When you sidle up to your seat at the Thanksgiving table, there is an understanding that you check your baggage at the door. Husbands and wives don’t throw barbs at one another, at least not there. The kids are banned from snark and fighting. You’re expected to be civil; it’s a celebration after all! But here is Jesus celebrating with thanksgiving God’s deliverance of the Israelites from slavery with his disciples for last time. His accusation brings instant tension to the room. The disciples react the same way everyone reacts when accused. They are defensive. They deny. They deflect. “The disciples were looking at each other, uncertain which of them he meant” (John 13:22, EHV). Matthew tells us: “They were very sad and began to say to him one after another, ‘Surely, not I, Lord?’” (Matthew 26:22, EHV).
There is more in the disciples’ words than defensiveness and denial. Jesus hadn’t identified the betrayer by name. He said, “One of you will betray me” (John 13:21, EHV). That sent the disciples’ minds spinning into introspection. Was there a disciple who argued in self-righteousness that he’d never, ever do such a thing? Remember, Peter said he’d never deny Jesus—we know how that turned out. Was there a disciple who went soul searching in self-doubt? “Is he talking about me? Could he be talking about me? I know he’s God; he knows everything and can see my soul. He sees something in one of our hearts that nobody else sees. What does he see in my heart? Am I capable of this?”
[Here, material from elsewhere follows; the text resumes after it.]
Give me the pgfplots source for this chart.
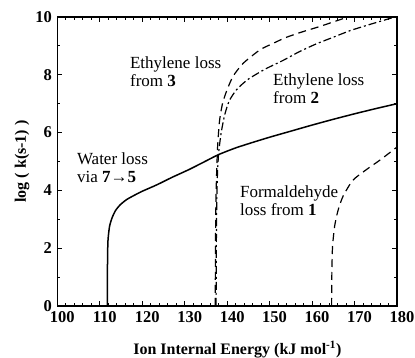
\documentclass[border=0pt]{standalone}
\usepackage{fontspec}
\setmainfont{Liberation Serif}
\usepackage{pgfplots}
\pgfplotsset{compat=1.18}
\begin{document}
\begin{tikzpicture}
\begin{axis}[
  at={(0,0)}, anchor=south west,
  scale only axis, width=339.7pt, height=289pt,
  xmin=100, xmax=180, ymin=0, ymax=10,
  xtick={100,110,...,180}, ytick={0,2,...,10},
  minor x tick num=4, minor y tick num=1,
  tick align=inside, tick pos=both,
  major tick length=5pt, minor tick length=3pt,
  axis line style={line width=1.3pt},
  every tick/.style={line width=0.9pt, black},
  /pgf/number format/assume math mode=true,
  ticklabel style={font=\fontsize{16.5}{18}\selectfont\bfseries},
  xticklabel style={yshift=-1.5pt, xshift=5pt},
  yticklabel style={xshift=-2pt},
  xlabel={Ion Internal Energy (kJ mol\textsuperscript{-1})},
  ylabel={log ( k(s-1) )},
  label style={font=\fontsize{16}{18}\selectfont\bfseries},
  xlabel style={at={(axis description cs:0.53,-0.152)}, anchor=center},
  ylabel style={at={(axis description cs:-0.104,0.5)}, anchor=center},
  clip=true,
]
% Water loss via 7->5 (solid)
\addplot[black, line width=1.5pt, smooth, tension=0.4] coordinates {
 (111.8,0) (111.8,1) (111.85,1.8) (111.95,2.3) (112.3,2.75) (112.9,3.05)
 (113.7,3.3) (114.8,3.5) (116.3,3.68) (118,3.82) (120,3.97) (123.4,4.19)
 (127,4.45) (131,4.72) (134.5,4.98) (138,5.24) (142,5.47) (146,5.66)
 (150,5.84) (155,6.05) (160,6.26) (165,6.46) (170,6.65) (175,6.83) (180,7.0)
};
% Ethylene loss from 3 (dashed)
\addplot[black, line width=1.2pt, dash pattern=on 8pt off 5pt, smooth, tension=0.4] coordinates {
 (137.2,0) (137.25,2) (137.35,3.5) (137.5,4.5) (137.75,5.5) (138.2,6.4)
 (138.9,7.0) (139.9,7.45) (141.4,7.95) (143.8,8.4) (147.7,8.86) (151,9.1)
 (154,9.3) (158,9.5) (161.8,9.67) (165,9.83) (168.5,10.0)
};
% Ethylene loss from 2 (dash-dot)
\addplot[black, line width=1.2pt, dash pattern=on 8pt off 3pt on 2pt off 3pt, smooth, tension=0.4] coordinates {
 (137.4,0) (137.45,2) (137.55,3.5) (137.7,4.5) (138,5.3) (138.6,6.0)
 (139.4,6.6) (140.5,7.1) (142.3,7.5) (145,7.85) (149,8.2) (153.2,8.5)
 (157,8.8) (161,9.07) (165,9.3) (169,9.53) (174,9.76) (179.5,10.0)
};
% Formaldehyde loss from 1 (dashed)
\addplot[black, line width=1.2pt, dash pattern=on 8pt off 5pt, smooth, tension=0.4] coordinates {
 (164.6,0) (164.65,1) (164.8,2) (165.3,2.75) (166.1,3.3) (167.3,3.8)
 (169.6,4.35) (172.8,4.72) (176,5.05) (180,5.5)
};
\node[anchor=west, align=left, font=\fontsize{17}{18}\selectfont, inner sep=0pt] at (axis cs:117.1,8.12) {Ethylene loss\\from \textbf{3}};
\node[anchor=west, align=left, font=\fontsize{17}{18}\selectfont, inner sep=0pt] at (axis cs:150.8,7.53) {Ethylene loss\\from \textbf{2}};
\node[anchor=west, align=left, font=\fontsize{17}{18.5}\selectfont, inner sep=0pt] at (axis cs:104.6,4.78) {Water loss\\via \textbf{7}→\textbf{5}};
\node[anchor=west, align=left, font=\fontsize{17}{18}\selectfont, inner sep=0pt] at (axis cs:143,3.63) {Formaldehyde\\loss from \textbf{1}};
\end{axis}
\pgfresetboundingbox
\path (-57.3pt,-52pt) rectangle (357.7pt,306pt);
\end{tikzpicture}
\end{document}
Well, are you? What secret sins do you have hiding in your heart? Have you ever sold God out for money? Have your secret sins gone unrepented and unchecked for so long that they eat away at your faith and corrode your soul? Is greed the sin that is crouching at your door? What is the secret sin that you fight to hide from everyone else, but the devil waves it in front of your face like a flag because he knows it brings you to your knees? Ask yourself honestly, because tonight’s sermon will do you no good if all you take away is that Judas was a bad guy. Nobody wakes up in the morning determined to fail God. We had better know that we are all sinners, and sinners sin. Anyone is capable of any sin, especially if left unchecked and unaddressed. What does the all-knowing Jesus see when he looks in your heart? Will you still answer, “Surely not I, Lord?”
As the accusation hung in the air and the disciples scrambled to avoid blame, Peter signaled to John who was sitting next to Jesus. “Ask him who’s he talking about!” “Jesus replied, ‘It is the one to whom I will give this piece of bread, after I have dipped it in the dish.’ Then he dipped the piece of bread and gave it to Judas, the son of Simon Iscariot. 27As soon as Judas took the bread, Satan entered into him. So Jesus told him, ‘What you are about to do, do more quickly’” (John 13:26-27, EHV).
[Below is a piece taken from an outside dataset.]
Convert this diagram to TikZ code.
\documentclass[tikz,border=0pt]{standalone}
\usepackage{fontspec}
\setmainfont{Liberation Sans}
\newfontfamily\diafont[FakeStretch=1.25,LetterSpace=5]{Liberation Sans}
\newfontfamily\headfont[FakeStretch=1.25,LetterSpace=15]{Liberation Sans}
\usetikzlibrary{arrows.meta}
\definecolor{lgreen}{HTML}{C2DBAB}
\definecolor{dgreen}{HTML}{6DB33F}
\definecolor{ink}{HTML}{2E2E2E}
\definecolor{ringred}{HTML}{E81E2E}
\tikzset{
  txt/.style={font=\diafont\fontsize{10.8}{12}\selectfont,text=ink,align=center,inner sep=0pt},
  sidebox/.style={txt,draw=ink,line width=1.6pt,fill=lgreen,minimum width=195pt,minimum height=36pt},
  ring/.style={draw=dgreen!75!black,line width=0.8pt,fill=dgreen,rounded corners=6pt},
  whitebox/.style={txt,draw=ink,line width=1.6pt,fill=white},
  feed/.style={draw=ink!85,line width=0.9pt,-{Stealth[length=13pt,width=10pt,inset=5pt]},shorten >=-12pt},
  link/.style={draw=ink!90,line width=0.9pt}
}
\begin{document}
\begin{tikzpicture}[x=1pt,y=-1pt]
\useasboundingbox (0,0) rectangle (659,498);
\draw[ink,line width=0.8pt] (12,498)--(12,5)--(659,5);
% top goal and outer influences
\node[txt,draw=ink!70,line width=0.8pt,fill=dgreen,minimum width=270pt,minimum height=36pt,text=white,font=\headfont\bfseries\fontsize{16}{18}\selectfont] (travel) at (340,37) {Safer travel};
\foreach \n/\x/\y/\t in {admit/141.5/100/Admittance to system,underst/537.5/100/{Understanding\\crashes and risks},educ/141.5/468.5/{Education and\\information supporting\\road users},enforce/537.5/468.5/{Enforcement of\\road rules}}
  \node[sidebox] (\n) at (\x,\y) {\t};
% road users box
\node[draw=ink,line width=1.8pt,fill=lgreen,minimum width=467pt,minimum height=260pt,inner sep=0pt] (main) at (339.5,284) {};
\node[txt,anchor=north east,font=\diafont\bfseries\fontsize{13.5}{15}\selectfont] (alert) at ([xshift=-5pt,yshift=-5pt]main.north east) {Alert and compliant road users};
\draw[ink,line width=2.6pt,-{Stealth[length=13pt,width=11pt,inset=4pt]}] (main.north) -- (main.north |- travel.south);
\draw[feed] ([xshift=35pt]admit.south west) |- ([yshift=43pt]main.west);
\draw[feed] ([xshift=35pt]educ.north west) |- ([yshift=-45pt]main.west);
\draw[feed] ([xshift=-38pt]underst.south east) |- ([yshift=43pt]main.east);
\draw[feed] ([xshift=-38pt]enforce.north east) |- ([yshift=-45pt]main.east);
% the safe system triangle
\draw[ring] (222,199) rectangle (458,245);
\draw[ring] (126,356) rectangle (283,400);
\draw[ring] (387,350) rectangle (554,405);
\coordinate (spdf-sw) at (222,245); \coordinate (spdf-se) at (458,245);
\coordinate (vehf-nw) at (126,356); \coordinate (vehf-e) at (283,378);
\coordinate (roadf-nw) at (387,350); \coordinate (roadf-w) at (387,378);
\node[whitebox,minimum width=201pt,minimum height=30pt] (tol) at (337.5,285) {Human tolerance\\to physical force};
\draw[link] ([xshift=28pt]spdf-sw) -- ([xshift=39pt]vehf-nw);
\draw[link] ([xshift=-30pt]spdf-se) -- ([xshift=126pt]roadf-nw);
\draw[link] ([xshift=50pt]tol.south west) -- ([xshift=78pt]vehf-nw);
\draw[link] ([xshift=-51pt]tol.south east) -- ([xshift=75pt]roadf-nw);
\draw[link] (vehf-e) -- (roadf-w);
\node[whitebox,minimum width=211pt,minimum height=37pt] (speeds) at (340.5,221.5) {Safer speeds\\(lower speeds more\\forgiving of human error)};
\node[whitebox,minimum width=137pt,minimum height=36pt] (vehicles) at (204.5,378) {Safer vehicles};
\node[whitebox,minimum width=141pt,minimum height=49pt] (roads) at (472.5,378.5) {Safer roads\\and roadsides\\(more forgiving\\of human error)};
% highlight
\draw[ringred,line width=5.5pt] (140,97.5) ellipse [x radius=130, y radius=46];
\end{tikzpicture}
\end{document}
The Bible teaches how to deal with someone caught in a sin. “If a person is caught in some trespass, you who are spiritual should restore such a person in a spirit of humility” (Galatians 6:1, EHV). Jesus taught that gentle restoration first requires a private conversation. “If your brother sins against you, go and show him his sin just between the two of you” (Matthew 18:15, EHV). Throughout the years that Judas was a disciple, Jesus exercised pastoral care for Judas with a gentle touch. At this advanced hour, Jesus was trying to jar his conscience and dislodge the greedy grip sin had on his soul by calling Judas out publicly. At least three times Jesus confronted Judas in the hearing of Twelve. At the end of his Bread of Life discourse, Jesus said: “Did I not choose you, the Twelve? Yet one of you is a devil!” (John 6:70, EHV). When Jesus washed his disciples’ feet, he said: “You are clean, but not all of you” (John 13:10, EHV).
Now at the Passover table, Jesus dips his hands into the bowl with Judas’ betraying hands. Jesus was still reaching out to Judas. He was telling him, “Resist Satan. Don’t do it.” Even to his own betrayer, Jesus showed love and pastoral concern for Judas’ soul right to the end.
IV.
Judas went ahead with his betrayal by identifying Jesus with a kiss. Jesus went down a path that led to another “betrayal” even more surreal. Jesus went to the cross, where in painful anguish he called out to a faithful friend who had abandoned him. “My God, my God, why have you forsaken me?” (Mark 15:34, EHV). God treated Christ as though he had committed Judas’ betrayal, as though he had turned traitor like Ahithophel and Joab. God banished Christ to suffer hell’s punishment for our sins of greed, for our idolatrous love of money, for our obtuse self-righteousness, and for every embarrassing secret sin we insist on hiding. They’ve been punished in full, and they’ve been paid in full. As Isaiah says: “By his wounds we are healed” (Isaiah 53:5, EHV).
How could Jesus love and forgive traitors like Ahithophel or Joab or Judas? Jesus did love them, and he did forgive them, but at least a couple of those stories have unhappy endings. Ahithophel and Judas were so distraught over their own betrayals that they reasoned God’s only move was to treat them with the same kind of betrayal they had displayed. In an act of unbelieving despair, both men took their own lives.
But the gospel teaches us that God doesn’t betray sinners; instead he turned his back on his own Son. He forsook Christ! He reconciled the world! Banish the thought that God will banish us for our sins, and don’t let Satan or anyone convince you otherwise. God made peace with mankind in Christ. Don’t ask how God could love and forgive a traitor like Judas. Ask “How could God love and forgive a traitor like me?” In Christ alone. Amen.